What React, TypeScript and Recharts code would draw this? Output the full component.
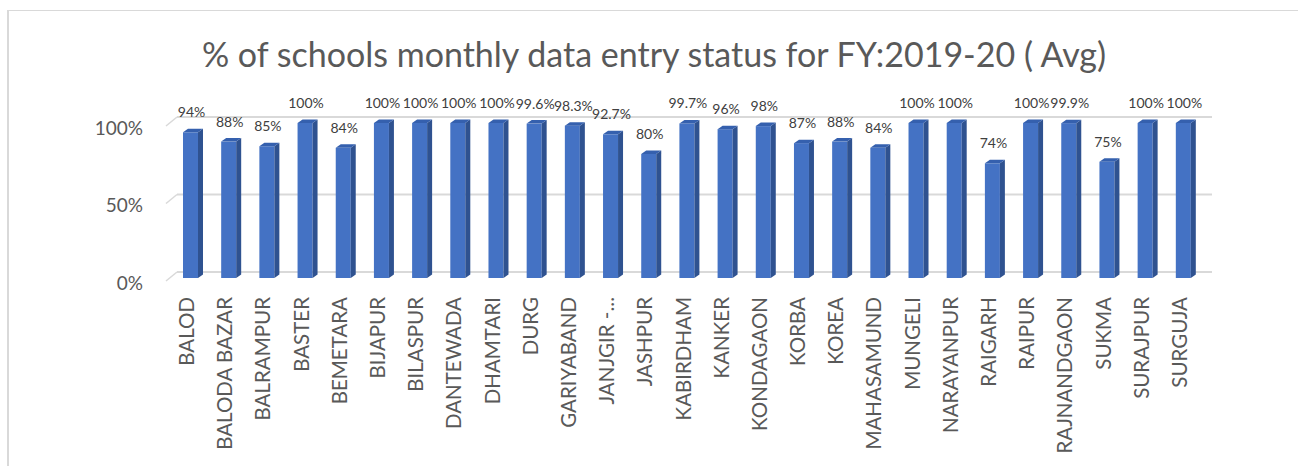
import React from "react";
import { BarChart, Bar, XAxis, YAxis, CartesianGrid, LabelList } from "recharts";

const districts = [
  "BALOD", "BALODA BAZAR", "BALRAMPUR", "BASTER", "BEMETARA", "BIJAPUR", "BILASPUR",
  "DANTEWADA", "DHAMTARI", "DURG", "GARIYABAND", "JANJGIR -...", "JASHPUR", "KABIRDHAM",
  "KANKER", "KONDAGAON", "KORBA", "KOREA", "MAHASAMUND", "MUNGELI", "NARAYANPUR",
  "RAIGARH", "RAIPUR", "RAJNANDGAON", "SUKMA", "SURAJPUR", "SURGUJA",
];
const avgPercent = [
  94, 88, 85, 100, 84, 100, 100, 100, 100, 99.6, 98.3, 92.7, 80, 99.7, 96, 98, 87, 88, 84,
  100, 100, 74, 100, 99.9, 75, 100, 100,
];
const yTicks = [0, 50, 100];
const title = "% of schools monthly data entry status for FY:2019-20 ( Avg)";

const data = districts.map((d, i) => ({ district: d, value: avgPercent[i] }));

const FONT = "Lato, 'Noto Sans', sans-serif";
const DX = 5;
const DY = 3.5;

const Bar3D = (props: any) => {
  const { x, y, width, height } = props;
  if (height == null || width == null) return null;
  return (
    <g>
      <rect x={x} y={y} width={width} height={height} fill="#4472C4" />
      <polygon
        points={`${x + width},${y} ${x + width + DX},${y - DY} ${x + width + DX},${y + height - DY} ${x + width},${y + height}`}
        fill="#2F5290"
      />
      <polygon
        points={`${x},${y} ${x + DX},${y - DY} ${x + width + DX},${y - DY} ${x + width},${y}`}
        fill="#3560AE"
      />
    </g>
  );
};

const gridLine = (p: any) => {
  const { x1, x2, y1 } = p;
  const by = y1 - 6;
  const bx1 = x1 + 6;
  const bx2 = x2 + 10;
  return (
    <g key={p.key}>
      <line x1={bx1} y1={by} x2={bx2} y2={by} stroke="#D9D9D9" strokeWidth={2} />
      <line x1={bx1} y1={by} x2={bx1 - 11} y2={by + 9} stroke="#D9D9D9" strokeWidth={1.5} />
    </g>
  );
};

const XTick = (p: any) => {
  const { x, y, payload } = p;
  const tx = x - 4;
  return (
    <text
      x={tx}
      y={y}
      transform={`rotate(-90, ${tx}, ${y})`}
      textAnchor="end"
      dominantBaseline="central"
      fill="#595959"
      fontSize={20.5}
      fontFamily={FONT}
    >
      {payload.value}
    </text>
  );
};

const ValueLabel = (p: any) => {
  const { x, y, width, value } = p;
  return (
    <text
      x={x + width / 2 + 1}
      y={y - 15}
      textAnchor="middle"
      fill="#404040"
      fontSize={14}
      fontFamily={FONT}
    >
      {`${value}%`}
    </text>
  );
};

export default function App() {
  return (
    <div
      style={{
        position: "absolute",
        left: 0,
        top: 0,
        width: 1298,
        height: 466,
        overflow: "hidden",
        background: "#fff",
      }}
    >
      <div
        style={{
          position: "absolute",
          left: 7,
          top: 10,
          width: 1298,
          height: 466,
          borderLeft: "2px solid #D9D9D9",
          borderTop: "1px solid #D9D9D9",
        }}
      />
      <svg style={{ position: "absolute", left: 0, top: 0 }} width={1298} height={100}>
        <text
          x={654}
          y={67}
          textAnchor="middle"
          fill="#595959"
          fontSize={34}
          fontFamily={FONT}
        >
          {title}
        </text>
      </svg>
      <div style={{ position: "absolute", left: 0, top: 0 }}>
        <BarChart
          width={1298}
          height={466}
          data={data}
          margin={{ top: 123, right: 96, left: 111, bottom: 18 }}
          barSize={15}
        >
          <CartesianGrid vertical={false} horizontal={gridLine} />
          <YAxis
            width={60}
            domain={[0, 100]}
            ticks={yTicks}
            axisLine={false}
            tickLine={false}
            tickSize={0}
            tickMargin={28}
            tickFormatter={(v: number) => `${v}%`}
            tick={{ fill: "#595959", fontSize: 19, fontFamily: FONT, dy: 5 }}
          />
          <XAxis
            dataKey="district"
            interval={0}
            height={170}
            axisLine={false}
            tickLine={false}
            tickSize={0}
            tickMargin={19}
            tick={<XTick />}
          />
          <Bar dataKey="value" shape={<Bar3D />} isAnimationActive={false}>
            <LabelList dataKey="value" content={<ValueLabel />} />
          </Bar>
        </BarChart>
      </div>
    </div>
  );
}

|---|

- WHAT TO DO
Leave the pictures out and reproduce exactly the lines from the top of the listing above through the line with "YAxis, CartesianGrid, LabelList".

- SOLUTION TO THIS EXERCISE
What React, TypeScript and Recharts code would draw this? Output the full component.
import React from "react";
import { BarChart, Bar, XAxis, YAxis, CartesianGrid, LabelList } from "recharts";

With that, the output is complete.